Fake News: Nuclear posture is sagging

WASHINGTON (April 7) — President Obama released a Nuclear Posture Review Tuesday outlining conditions under which the U.S. might use atomic weapons, and it pointedly omits a central tenet of his predecessor’s policy. No longer would America consider unleashing its nuclear arsenal “just because we felt like it.”

The plan under former president George W. Bush stated that weapons might be employed in response to a conventional attack by a non-nuclear nation or simply, according to one Defense Department official in the previous administration, “if we’re having a bad day and need a little pyrotechnic pick-me-up.”

“What’s the point of having thousands of warheads if you can’t ever use them?” retired general Robert Calvin said. “It’d be like loading up on fireworks for the Fourth of July, and then just sitting around watching the Boston Pops concert on PBS.”

Obama’s new policy says the weapons stockpile represents a “fundamental role” in deterring a nuclear attack on the U.S., as opposed to the Bush strategy in which the bombs played a “critical role”.

“I don’t care if it’s a fundamental role, a critical role or a cinnamon roll, this policy simply represents weakness on our part,” said Republican Congresswoman Michele Bachmann. “We need to threaten potential adversaries to make sure we get our way on a whole range of issues.”

Bachmann cited currently stalled negotiations on new import treaties with Australia, and tariff issues with India’s software and entertainment industries as two examples where “a little nuclear saber-rattling could go a long way toward making foreign nations see things our way.”

“You don’t want to ship us more kangaroos? Fine. Expect to see a cruise missile headed for the Sydney Opera House by this time tomorrow,” Bachmann said. “Refuse to take those shrieking, high-pitched violin interludes out of Bollywood movie soundtracks, and the Gandhi Center for International Peace in Mumbai is rubble.”
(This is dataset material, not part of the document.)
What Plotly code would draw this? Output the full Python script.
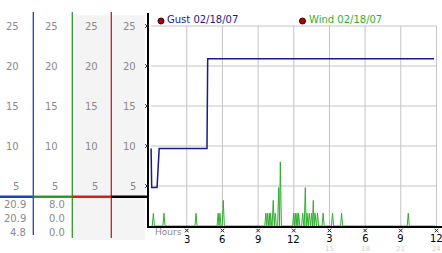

The new Obama posture, which is noticeably more stooped than when he took office a year ago, would not apply to nations that aren’t parties to nonproliferation treaties, such as Iran and North Korea. They can still be blown off the face of the planet at a moment’s notice. But attacks from other countries on the U.S. or its allies, even those that used chemical or biological weapons, would not face an atomic response.
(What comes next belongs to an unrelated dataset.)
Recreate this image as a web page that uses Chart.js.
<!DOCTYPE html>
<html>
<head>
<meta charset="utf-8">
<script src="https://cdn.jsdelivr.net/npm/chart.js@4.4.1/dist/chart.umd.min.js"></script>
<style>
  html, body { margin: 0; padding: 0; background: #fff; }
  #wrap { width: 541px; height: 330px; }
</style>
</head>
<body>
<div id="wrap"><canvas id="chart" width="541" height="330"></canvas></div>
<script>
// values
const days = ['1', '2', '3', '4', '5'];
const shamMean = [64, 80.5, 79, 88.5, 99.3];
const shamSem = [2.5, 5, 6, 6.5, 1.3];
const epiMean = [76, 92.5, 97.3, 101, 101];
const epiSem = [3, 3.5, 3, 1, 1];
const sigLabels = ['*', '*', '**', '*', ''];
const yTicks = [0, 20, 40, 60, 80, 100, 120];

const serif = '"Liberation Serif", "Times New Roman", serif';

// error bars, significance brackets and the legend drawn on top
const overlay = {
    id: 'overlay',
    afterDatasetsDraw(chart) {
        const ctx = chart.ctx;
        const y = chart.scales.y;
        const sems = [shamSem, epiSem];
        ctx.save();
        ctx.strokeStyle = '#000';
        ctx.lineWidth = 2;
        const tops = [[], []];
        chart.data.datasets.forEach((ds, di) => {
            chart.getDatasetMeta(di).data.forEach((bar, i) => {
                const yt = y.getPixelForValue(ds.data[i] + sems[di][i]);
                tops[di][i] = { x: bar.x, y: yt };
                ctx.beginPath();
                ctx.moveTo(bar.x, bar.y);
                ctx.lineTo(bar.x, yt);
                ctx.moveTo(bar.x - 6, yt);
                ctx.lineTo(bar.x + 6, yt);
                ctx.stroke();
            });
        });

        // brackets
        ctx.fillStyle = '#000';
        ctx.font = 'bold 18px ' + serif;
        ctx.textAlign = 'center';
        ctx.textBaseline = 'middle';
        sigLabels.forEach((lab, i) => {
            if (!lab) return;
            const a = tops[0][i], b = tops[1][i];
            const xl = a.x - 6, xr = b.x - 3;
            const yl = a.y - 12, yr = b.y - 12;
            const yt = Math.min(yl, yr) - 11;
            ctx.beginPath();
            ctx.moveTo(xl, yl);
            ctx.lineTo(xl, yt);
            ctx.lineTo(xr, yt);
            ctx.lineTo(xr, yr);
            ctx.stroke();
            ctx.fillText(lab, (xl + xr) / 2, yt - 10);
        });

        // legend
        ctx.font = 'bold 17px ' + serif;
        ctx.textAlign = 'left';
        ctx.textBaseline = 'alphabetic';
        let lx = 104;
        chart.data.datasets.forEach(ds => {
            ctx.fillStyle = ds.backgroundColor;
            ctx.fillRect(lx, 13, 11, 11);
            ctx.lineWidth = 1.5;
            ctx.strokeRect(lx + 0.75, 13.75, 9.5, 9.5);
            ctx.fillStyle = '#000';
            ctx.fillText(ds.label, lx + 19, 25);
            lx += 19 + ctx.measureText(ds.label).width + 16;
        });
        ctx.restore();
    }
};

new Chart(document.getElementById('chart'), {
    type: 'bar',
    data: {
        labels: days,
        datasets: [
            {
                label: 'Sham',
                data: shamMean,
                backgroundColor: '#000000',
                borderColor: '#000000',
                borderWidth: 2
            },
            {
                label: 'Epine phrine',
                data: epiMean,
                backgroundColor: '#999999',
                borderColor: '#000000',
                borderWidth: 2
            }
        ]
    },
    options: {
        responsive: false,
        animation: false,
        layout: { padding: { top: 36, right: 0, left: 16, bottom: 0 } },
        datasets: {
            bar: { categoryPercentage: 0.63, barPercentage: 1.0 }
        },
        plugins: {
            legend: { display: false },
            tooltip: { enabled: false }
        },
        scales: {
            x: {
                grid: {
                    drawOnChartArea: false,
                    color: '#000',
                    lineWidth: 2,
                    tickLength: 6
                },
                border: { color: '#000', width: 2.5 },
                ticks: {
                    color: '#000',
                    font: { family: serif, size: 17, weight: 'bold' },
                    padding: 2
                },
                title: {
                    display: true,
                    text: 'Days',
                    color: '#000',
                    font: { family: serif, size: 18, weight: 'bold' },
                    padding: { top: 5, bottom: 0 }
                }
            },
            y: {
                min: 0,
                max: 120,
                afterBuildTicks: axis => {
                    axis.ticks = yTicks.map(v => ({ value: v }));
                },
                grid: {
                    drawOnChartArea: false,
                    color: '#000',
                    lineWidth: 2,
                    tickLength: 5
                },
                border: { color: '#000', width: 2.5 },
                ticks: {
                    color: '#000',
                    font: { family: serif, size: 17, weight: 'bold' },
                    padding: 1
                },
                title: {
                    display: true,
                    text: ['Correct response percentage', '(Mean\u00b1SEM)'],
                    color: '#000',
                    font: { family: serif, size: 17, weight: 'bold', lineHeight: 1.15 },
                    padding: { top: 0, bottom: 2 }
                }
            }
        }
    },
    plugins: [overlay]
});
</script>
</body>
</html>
“I’d say it’ll be more of a tit-for-tat scenario,” said Obama’s Undersecretary for Military Weakness and Hesitation Thomas Stern. “If we’re chemically attacked, we might respond with bug spray or a really cheap perfume, like the Faith Hill Eau du Parfum now on sale at Walmart for only $14 a six-pack. If it’s a biological assault, we send in American Idol finalist Andrew Garcia.”

The announcement Tuesday is part of a broader effort by the president to pursue further arms reductions with Russia. Instead of the current scenario in which each side has an estimated 2,200 strategic warheads, Obama has proposed the so-called “one-for-you, one-for-me, two-for-you, two-for-me” principle in which both nations would pool all their weapons, then take turns picking their favorite few.

Observers also believe another option in the president’s pocket would be a game of Scrabble between himself and Russian president Dmitri Medvedev. The winner would then set the terms for all future negotiations. And no fair using those Russian Cyrillic characters like ζ and ∫ and ¶.

“Of course he would reserve the right to use proper names, but only as a final recourse,” Stern said of the president.